Arifien pun berhasil menghadirkan alm. Dr. Umar Khayam sebagai Bung Karno di film itu, serta Syubah Asya pelakon D.N. Aidit, gembong PKI. Andai saja tokoh Pak Harto di film “Pengkhianatan G-30-S/PKI” maupun “Djakarta 1966” dimainkan aktor film kenamaan, mungkin sama nasibnya dengan figur Umar Wirahadikusumah yang diperankan alm. Doddy Sukma. Orang telanjur kenal dengan Doddy Sukma, hingga tokoh Pak Umar terasa ngambang. Berbeda dengan sukses aktor alm. H. Ratno Timoer, saat berperan Pangeran Diponegoro di film “Pahlawan Goa Selarong” garapan Liliek Sujio. Atau ketika Christine Hakim memvisualkan karakteristik “Tjoet Nyak Dien” karya Eros Djarot.

Kedua tokoh sejarah nasional itu, hanya dipersaingkan dengan imajinasi penontonnya. Apa pun hasilnya, perfilman nasional dan sinetron turut bersaksi tentang sejarah perjuangan Pak Harto. Peristiwa serangan umum di Yogyakarta, maupun jasa kepemimpinannya menumpas PKI, sudah mewarnai film nasional.

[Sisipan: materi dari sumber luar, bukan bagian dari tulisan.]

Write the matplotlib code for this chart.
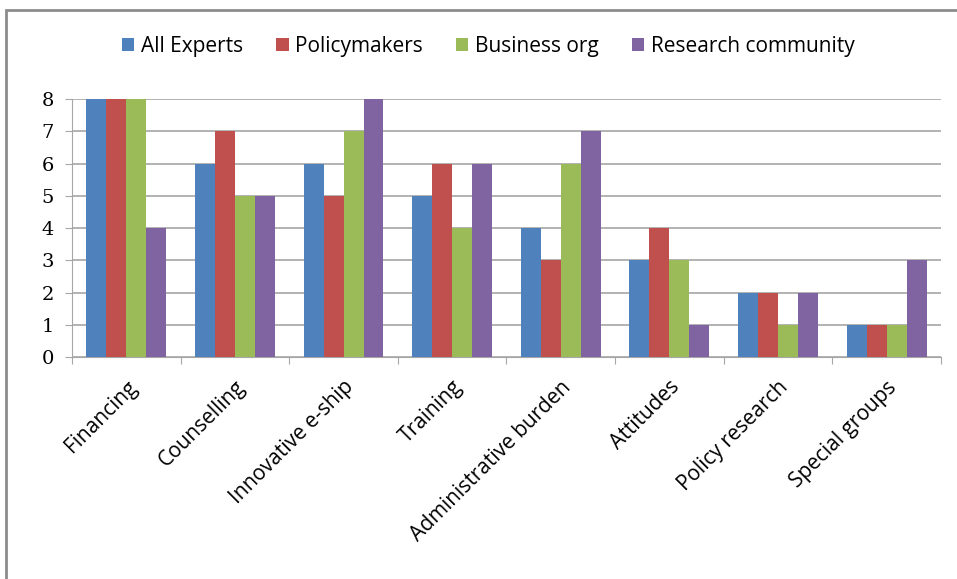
import numpy as np
import matplotlib.pyplot as plt
from matplotlib.patches import Rectangle

categories = ["Financing", "Counselling", "Innovative e-ship", "Training",
              "Administrative burden", "Attitudes", "Policy research", "Special groups"]
all_experts = [8, 6, 6, 5, 4, 3, 2, 1]
policymakers = [8, 7, 5, 6, 3, 4, 2, 1]
business_org = [8, 5, 7, 4, 6, 3, 1, 1]
research_comm = [4, 5, 8, 6, 7, 1, 2, 3]

series = [("All Experts", all_experts, "#4F81BD"),
          ("Policymakers", policymakers, "#C0504D"),
          ("Business org", business_org, "#9BBB59"),
          ("Research community", research_comm, "#8064A2")]

fig = plt.figure(figsize=(9.57, 5.79), dpi=100)
ax = fig.add_axes([0.0752, 0.383, 0.908, 0.446])

# outer chart frame
fig.patches.append(Rectangle((6 / 957, -0.1), 1.1, 1 - 10 / 579 + 0.1,
                             transform=fig.transFigure, fill=False,
                             edgecolor="#8C8C8C", linewidth=2))

x = np.arange(len(categories))
w = 0.184
for i, (name, vals, col) in enumerate(series):
    ax.bar(x + (i - 1.5) * w, vals, w, color=col, label=name, zorder=3)

ax.set_xlim(-0.5, len(categories) - 0.5)
ax.set_ylim(0, 8)
ax.set_yticks(range(9))
ax.yaxis.grid(True, color="#A6A6A6", linewidth=1.2, zorder=0)
for s in ["top", "right"]:
    ax.spines[s].set_visible(False)
ax.spines["left"].set_color("#A6A6A6")
ax.spines["bottom"].set_color("#A6A6A6")
ax.tick_params(axis="y", length=5, color="#A6A6A6", labelsize=14, pad=8)
ax.set_yticklabels([str(v) for v in range(9)], family="DejaVu Serif")

ax.set_xticks(np.arange(len(categories) + 1) - 0.5, minor=False)
ax.set_xticklabels([])
ax.tick_params(axis="x", length=5, color="#A6A6A6")
ax.set_xticks(x, minor=True)
ax.set_xticklabels(categories, minor=True, rotation=45, ha="right",
                   rotation_mode="anchor", fontsize=15, family="Open Sans")
ax.tick_params(axis="x", which="minor", length=0, pad=14)

fig.legend(loc="center", bbox_to_anchor=(0.51, 0.92), ncol=4, frameon=False,
           prop={"family": "Open Sans", "size": 15}, handlelength=0.6,
           handleheight=0.6, handletextpad=0.3, columnspacing=1.6)

fig.savefig("out.png", dpi=100)
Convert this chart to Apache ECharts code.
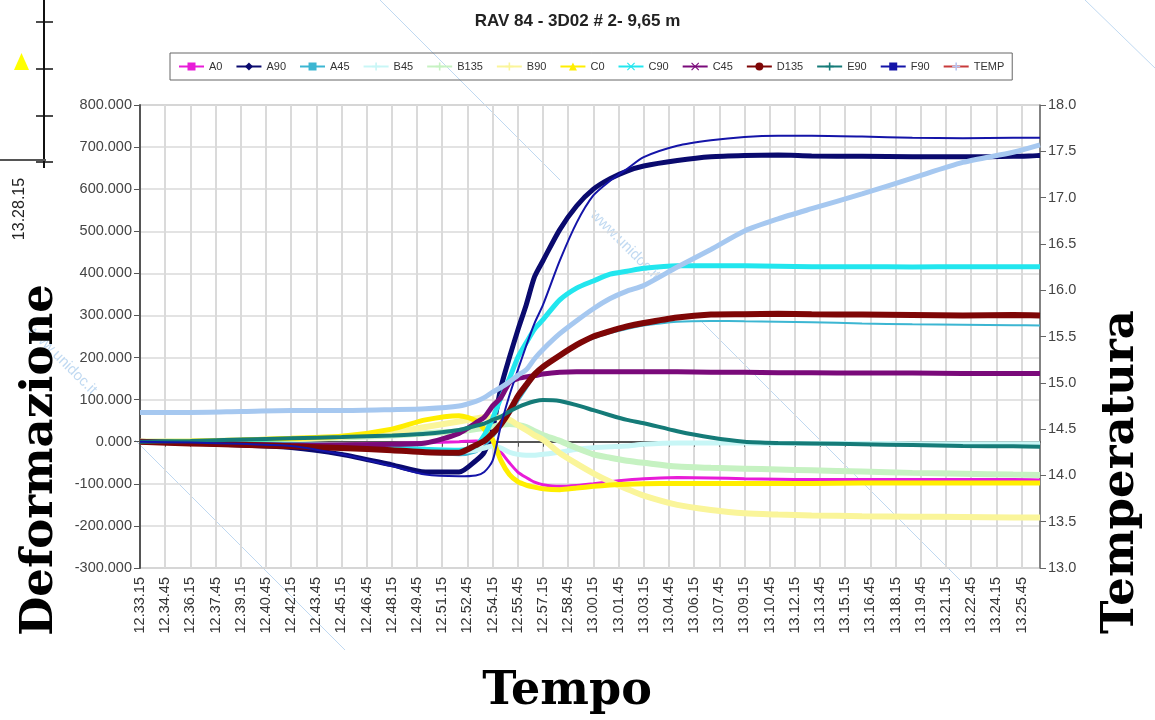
<!DOCTYPE html>
<html>
<head>
<meta charset="utf-8">
<title>RAV 84 - 3D02</title>
<script src="https://cdn.jsdelivr.net/npm/echarts@6/dist/echarts.min.js"></script>
<style>
  html, body { margin: 0; padding: 0; background: #fff; }
  #chart { width: 1155px; height: 720px; }
</style>
</head>
<body>
<div id="chart"></div>
<script>
// tempo: minuti dopo le 12.33.15
const timeMin = [0, 3, 6, 9, 12, 15, 17, 19, 20, 20.5, 21, 21.5, 22, 22.5, 23, 23.5, 24,
  25, 26, 27, 28, 29, 30, 32, 34, 36, 38, 40, 43, 46, 49, 52, 53.6];

// deformazioni (asse sinistro)
const A0   = [0, -2, -4, -6, -6, -4, -2, 0, 2, 0, -8, -25, -50, -72, -85, -96, -102, -106, -104, -100, -95, -91, -88, -85, -86, -88, -89, -90, -90, -90, -90, -90, -91];
const A90  = [0, -3, -8, -14, -30, -55, -72, -72, -45, -25, 30, 130, 200, 265, 325, 392, 430, 504, 560, 600, 625, 643, 655, 668, 677, 680, 681, 679, 678, 677, 677, 678, 680];
const A45  = [0, -3, -6, -9, -14, -20, -28, -32, -25, -10, 10, 35, 65, 95, 125, 155, 175, 205, 228, 245, 258, 268, 276, 285, 287, 286, 285, 284, 281, 279, 278, 277, 276];
const B45  = [0, -1, -3, -5, -8, -12, -18, -22, -20, -15, -10, -15, -25, -30, -32, -32, -30, -25, -18, -14, -12, -10, -6, -3, -3, -3, -4, -4, -4, -5, -5, -5, -5];
const B135 = [0, 1, 3, 6, 10, 15, 20, 25, 30, 33, 36, 40, 42, 40, 35, 25, 16, 2, -15, -30, -38, -45, -50, -59, -62, -64, -66, -68, -71, -74, -76, -78, -79];
const B90  = [0, 1, 3, 7, 12, 22, 35, 48, 55, 58, 58, 57, 52, 40, 28, 15, 5, -27, -52, -75, -95, -112, -128, -150, -162, -170, -173, -175, -177, -178, -179, -180, -180];
const C0   = [0, 1, 4, 8, 13, 30, 52, 62, 50, 30, 5, -45, -78, -95, -103, -108, -112, -114, -110, -106, -103, -101, -100, -99, -99, -99, -99, -99, -98, -98, -98, -98, -98];
const C90  = [0, -2, -4, -6, -10, -15, -18, -20, -10, 15, 55, 105, 150, 200, 235, 268, 290, 337, 365, 382, 398, 405, 412, 418, 418, 418, 417, 416, 416, 415, 416, 416, 416];
const C45  = [0, -3, -6, -8, -8, -6, -3, 20, 45, 58, 85, 105, 140, 150, 154, 157, 161, 165, 166, 166, 166, 166, 166, 166, 165, 165, 164, 164, 163, 163, 162, 162, 162];
const D135 = [0, -4, -7, -11, -15, -20, -25, -26, -8, 2, 20, 42, 72, 108, 135, 160, 178, 205, 230, 250, 263, 274, 282, 295, 302, 303, 304, 303, 302, 301, 300, 301, 300];
const E90  = [0, 2, 5, 8, 11, 15, 19, 28, 38, 43, 52, 60, 72, 82, 90, 96, 99, 97, 87, 75, 63, 52, 44, 25, 10, 0, -3, -4, -6, -8, -10, -11, -12];
const F90  = [0, -2, -5, -10, -30, -58, -78, -82, -80, -72, -45, 40, 110, 170, 228, 282, 325, 430, 520, 585, 620, 648, 676, 703, 716, 724, 727, 727, 725, 722, 721, 722, 722];
// temperatura (asse destro)
const TEMP = [14.68, 14.68, 14.69, 14.70, 14.70, 14.71, 14.72, 14.75, 14.80, 14.84, 14.90, 14.95, 15.01, 15.08, 15.14, 15.26, 15.36, 15.53, 15.67, 15.80, 15.91, 15.99, 16.05, 16.25, 16.44, 16.64, 16.77, 16.88, 17.04, 17.21, 17.38, 17.49, 17.57];

const sansFont = 'Liberation Sans, Arial, sans-serif';
const serifFont = 'DejaVu Serif, serif';

// simboli custom per la legenda
const symX = 'path://M1,0L5,4L9,0L10,1L6,5L10,9L9,10L5,6L1,10L0,9L4,5L0,1Z';
const symPlus = 'path://M4,0H6V4H10V6H6V10H4V6H0V4H4Z';
const symDash = 'path://M0,4H10V6H0Z';

const pad = (n) => String(n).padStart(2, '0');
function fmtTime(t) {
    if (Math.abs(t / 1.5 - Math.round(t / 1.5)) > 1e-6) return '';
    const s = Math.round(12 * 3600 + 33 * 60 + 15 + t * 60);
    return Math.floor(s / 3600) + '.' + pad(Math.floor((s % 3600) / 60)) + '.' + pad(s % 60);
}

function line(name, values, color, width, symbol, yAxisIndex) {
    return {
        name: name,
        type: 'line',
        yAxisIndex: yAxisIndex || 0,
        data: timeMin.map((t, i) => [t, values[i]]),
        smooth: 0.25,
        symbol: symbol,
        showSymbol: false,
        color: color,
        lineStyle: { color: color, width: width },
        itemStyle: { color: color },
        emphasis: { disabled: true }
    };
}

const series = [
    line('A0', A0, '#E81CD8', 3, 'rect'),
    line('A90', A90, '#0A0A6E', 5, 'diamond'),
    line('A45', A45, '#3CB6D2', 2, symDash),
    line('B45', B45, '#C8F6F6', 5, symPlus),
    line('B135', B135, '#C6F2C2', 6, symPlus),
    line('B90', B90, '#FAF59A', 6, symPlus),
    line('C0', C0, '#FFEE00', 5, 'triangle'),
    line('C90', C90, '#22E6EE', 5, symX),
    line('C45', C45, '#7A0A7A', 5, symX),
    line('D135', D135, '#7E0606', 6, 'circle'),
    line('E90', E90, '#157B78', 4, symPlus),
    line('F90', F90, '#1414A8', 2, symDash),
    line('TEMP', TEMP, '#A6C8F0', 5, symPlus, 1)
];

const legendData = series.map((s) => {
    if (s.name === 'TEMP') {
        return { name: 'TEMP', lineStyle: { color: '#C83A3A' }, itemStyle: { color: '#B8C4F0' } };
    }
    return { name: s.name };
});

const wm = 'rgba(140,185,230,0.55)';

const option = {
    backgroundColor: '#fff',
    animation: false,
    title: {
        text: 'RAV 84 - 3D02 # 2- 9,65 m',
        left: 'center',
        top: 8,
        textStyle: { fontFamily: sansFont, fontSize: 17, fontWeight: 'bold', color: '#222' }
    },
    legend: {
        data: legendData,
        left: 170,
        top: 53,
        padding: [8, 8],
        itemWidth: 25,
        itemHeight: 10,
        itemGap: 13,
        borderColor: '#666',
        borderWidth: 1,
        lineStyle: { width: 2 },
        textStyle: { fontFamily: sansFont, fontSize: 11, color: '#333' }
    },
    grid: {
        left: 140,
        right: 115,
        top: 105,
        bottom: 152,
        show: true,
        borderColor: '#999',
        borderWidth: 1,
        backgroundColor: '#fff'
    },
    xAxis: {
        type: 'value',
        min: 0,
        max: 53.6,
        interval: 1.5,
        axisLine: { lineStyle: { color: '#555', width: 2 } },
        axisTick: { length: 5, lineStyle: { color: '#555' } },
        axisLabel: {
            rotate: 90,
            margin: 9,
            showMaxLabel: false,
            color: '#333',
            fontFamily: sansFont,
            fontSize: 14.5,
            formatter: fmtTime
        },
        splitLine: { show: true, lineStyle: { color: '#DADADA', width: 2 } }
    },
    yAxis: [
        {
            type: 'value',
            min: -300,
            max: 800,
            interval: 100,
            axisLine: { show: true, lineStyle: { color: '#555', width: 2 } },
            axisTick: { show: true, length: 6, lineStyle: { color: '#555' } },
            axisLabel: {
                color: '#444',
                fontFamily: sansFont,
                fontSize: 14.5,
                margin: 8,
                formatter: (v) => v.toFixed(3)
            },
            splitLine: { show: true, lineStyle: { color: '#DADADA', width: 1.5 } }
        },
        {
            type: 'value',
            min: 13,
            max: 18,
            interval: 0.5,
            position: 'right',
            axisLine: { show: true, lineStyle: { color: '#666', width: 1.5 } },
            axisTick: { show: true, length: 6, lineStyle: { color: '#666' } },
            axisLabel: {
                color: '#444',
                fontFamily: sansFont,
                fontSize: 14.5,
                margin: 8,
                formatter: (v) => v.toFixed(1)
            },
            splitLine: { show: false }
        }
    ],
    series: series,
    graphic: [
        // filigrana
        { type: 'line', silent: true, shape: { x1: 380, y1: 0, x2: 560, y2: 180 }, style: { stroke: wm, lineWidth: 1 } },
        { type: 'line', silent: true, shape: { x1: 700, y1: 320, x2: 960, y2: 580 }, style: { stroke: wm, lineWidth: 1 } },
        { type: 'line', silent: true, shape: { x1: 135, y1: 440, x2: 345, y2: 650 }, style: { stroke: wm, lineWidth: 1 } },
        { type: 'line', silent: true, shape: { x1: 1085, y1: 0, x2: 1155, y2: 68 }, style: { stroke: wm, lineWidth: 1 } },
        { type: 'text', silent: true, x: 625, y: 245, rotation: -Math.PI / 4,
          style: { text: 'www.unidoc.it', fill: wm, font: '15px ' + sansFont, textAlign: 'center', textVerticalAlign: 'middle' } },
        { type: 'text', silent: true, x: 62, y: 360, rotation: -Math.PI / 4,
          style: { text: 'www.unidoc.it', fill: wm, font: '15px ' + sansFont, textAlign: 'center', textVerticalAlign: 'middle' } },
        // frammento di grafico in alto a sinistra
        { type: 'line', shape: { x1: 44, y1: 0, x2: 44, y2: 168 }, style: { stroke: '#111', lineWidth: 2 } },
        { type: 'line', shape: { x1: 0, y1: 160, x2: 46, y2: 160 }, style: { stroke: '#555', lineWidth: 2 } },
        { type: 'line', shape: { x1: 36, y1: 22, x2: 53, y2: 22 }, style: { stroke: '#111', lineWidth: 1.5 } },
        { type: 'line', shape: { x1: 36, y1: 69, x2: 53, y2: 69 }, style: { stroke: '#111', lineWidth: 1.5 } },
        { type: 'line', shape: { x1: 36, y1: 116, x2: 53, y2: 116 }, style: { stroke: '#111', lineWidth: 1.5 } },
        { type: 'line', shape: { x1: 36, y1: 162, x2: 53, y2: 162 }, style: { stroke: '#111', lineWidth: 1.5 } },
        { type: 'polygon', shape: { points: [[14, 70], [29, 70], [21.5, 53]] }, style: { fill: '#FFFF00' } },
        { type: 'text', x: 20, y: 209, rotation: Math.PI / 2,
          style: { text: '13.28.15', fill: '#222', font: '16px ' + sansFont, textAlign: 'center', textVerticalAlign: 'middle' } },
        // titoli assi
        { type: 'text', x: 40, y: 460, rotation: Math.PI / 2,
          style: { text: 'Deformazione', fill: '#000', font: 'bold 45px ' + serifFont, textAlign: 'center', textVerticalAlign: 'middle' } },
        { type: 'text', x: 1121, y: 472, rotation: Math.PI / 2,
          style: { text: 'Temperatura', fill: '#000', font: 'bold 45px ' + serifFont, textAlign: 'center', textVerticalAlign: 'middle' } },
        { type: 'text', x: 567, y: 692,
          style: { text: 'Tempo', fill: '#000', font: 'bold 46px ' + serifFont, textAlign: 'center', textVerticalAlign: 'middle' } }
    ]
};

const myChart = echarts.init(document.getElementById('chart'));
myChart.setOption(option);
</script>
</body>
</html>
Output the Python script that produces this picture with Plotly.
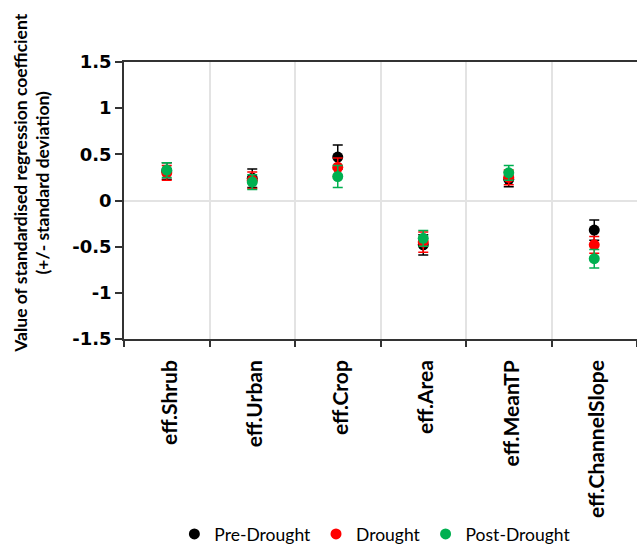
import plotly.graph_objects as go

categories = ["eff.Shrub", "eff.Urban", "eff.Crop", "eff.Area", "eff.MeanTP", "eff.ChannelSlope"]

pre_values = [0.32, 0.24, 0.47, -0.48, 0.23, -0.32]
pre_sd = [0.09, 0.10, 0.13, 0.11, 0.08, 0.11]

drought_values = [0.30, 0.22, 0.36, -0.45, 0.25, -0.48]
drought_sd = [0.08, 0.09, 0.10, 0.11, 0.08, 0.09]

post_values = [0.33, 0.20, 0.26, -0.41, 0.30, -0.63]
post_sd = [0.08, 0.08, 0.12, 0.085, 0.08, 0.10]

y_ticks = [-1.5, -1, -0.5, 0, 0.5, 1, 1.5]
y_tick_labels = ["-1.5", "-1", "-0.5", "0", "0.5", "1", "1.5"]

y_title = "Value of standardised regression coefficient<br>(+/- standard deviation)"

series = [
    ("Pre-Drought", pre_values, pre_sd, "#000000"),
    ("Drought", drought_values, drought_sd, "#FF0000"),
    ("Post-Drought", post_values, post_sd, "#00B050"),
]

font_family = "Lato, 'Open Sans', sans-serif"

fig = go.Figure()
for name, vals, sd, color in series:
    fig.add_trace(go.Scatter(
        x=categories, y=vals, name=name, mode="markers",
        marker=dict(symbol="circle", size=11, color=color),
        error_y=dict(type="data", array=sd, visible=True, color=color,
                     thickness=1.5, width=5),
    ))

fig.update_layout(
    width=637, height=552,
    margin=dict(l=124, r=0, t=62, b=210),
    paper_bgcolor="white", plot_bgcolor="white",
    font=dict(family=font_family, color="#000000"),
    showlegend=True,
    legend=dict(orientation="h", x=0.49, xanchor="center", y=-0.705, yanchor="middle",
                font=dict(size=17.5, family=font_family), itemwidth=30,
                tracegroupgap=0),
    annotations=[dict(
        text=y_title, textangle=-90, xref="paper", yref="paper",
        x=-0.181, y=0.561, xanchor="center", yanchor="middle", showarrow=False,
        font=dict(size=17.5, family=font_family, weight="bold", color="#000000"),
    )],
)

fig.update_xaxes(
    type="category", range=[-0.5, 5.5], automargin=False,
    tickson="boundaries", showgrid=True, gridcolor="#E3E3E3", gridwidth=1.5,
    showline=True, linecolor="#333333", linewidth=1.5, mirror=True,
    ticks="outside", ticklen=6, tickcolor="#333333", tickwidth=1.5,
    tickangle=-90, ticklabelstandoff=11, ticklabelshift=3,
    tickfont=dict(size=21, family=font_family, weight="bold"),
)

fig.update_yaxes(
    range=[-1.5, 1.5], tickmode="array", automargin=False,
    tickvals=y_ticks, ticktext=y_tick_labels,
    showgrid=False, zeroline=True, zerolinecolor="#E3E3E3", zerolinewidth=1.5,
    showline=True, linecolor="#333333", linewidth=1.5,
    ticks="outside", ticklen=7, tickcolor="#333333", tickwidth=1.5,
    tickfont=dict(size=18, family="'DejaVu Sans', sans-serif", weight="bold"),
)

fig.write_html("out.html")
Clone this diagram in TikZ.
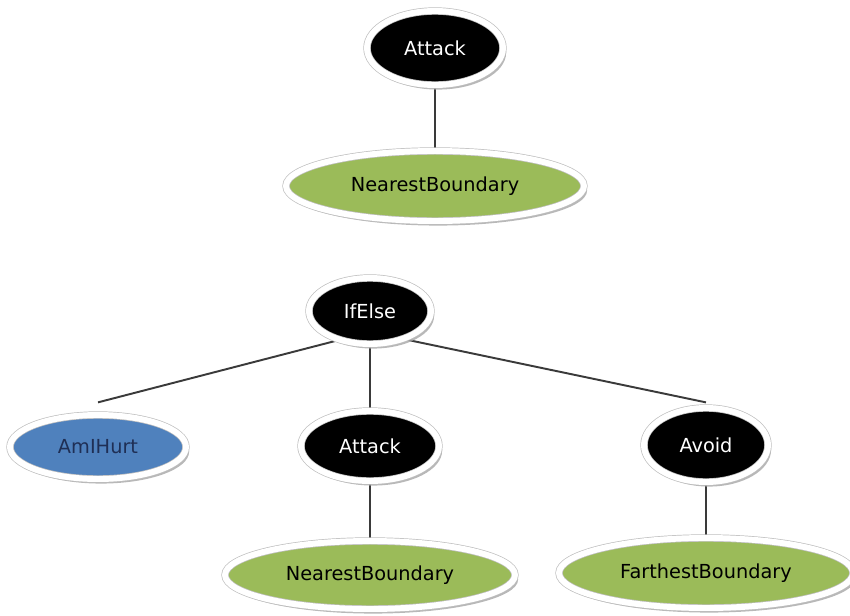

Akan hadirkah film dengan keutuhan biografi figur Presiden RI? Keberadaan acara “Republik Mimpi”, seolah menawarkan kemudahan untuk pemeran tokoh nasional. Paket parodi politik di Metro TV itu, memilik sosok Pak Suharta, yang amat memiripi Pak Harto dalam kesenjaan usianya.

Kalau tokoh Bung Karno di film “Djakarta 1966” memikat, dengan olah vokal alm. Abdi Wiyono. Tokoh Pak Harto bersosok Pak Suharta, sangat mungkin hidup dengan dukungan suara Butet Kertaredjasa, sang Presiden Republik BBM. Keberadaan figur Gus Pur sebagai Gus Dur, dan sederet kemiripan tokoh yang pernah jadi payung negeri ini, memang “aset berharga” dalam dunia seni peran. Terbuka kemungkinan, suatu saat mereka dibutuhkan.
***

*) Penulis, wartawan senior, pemerhati film nasional & sinetron, tinggal di Garut.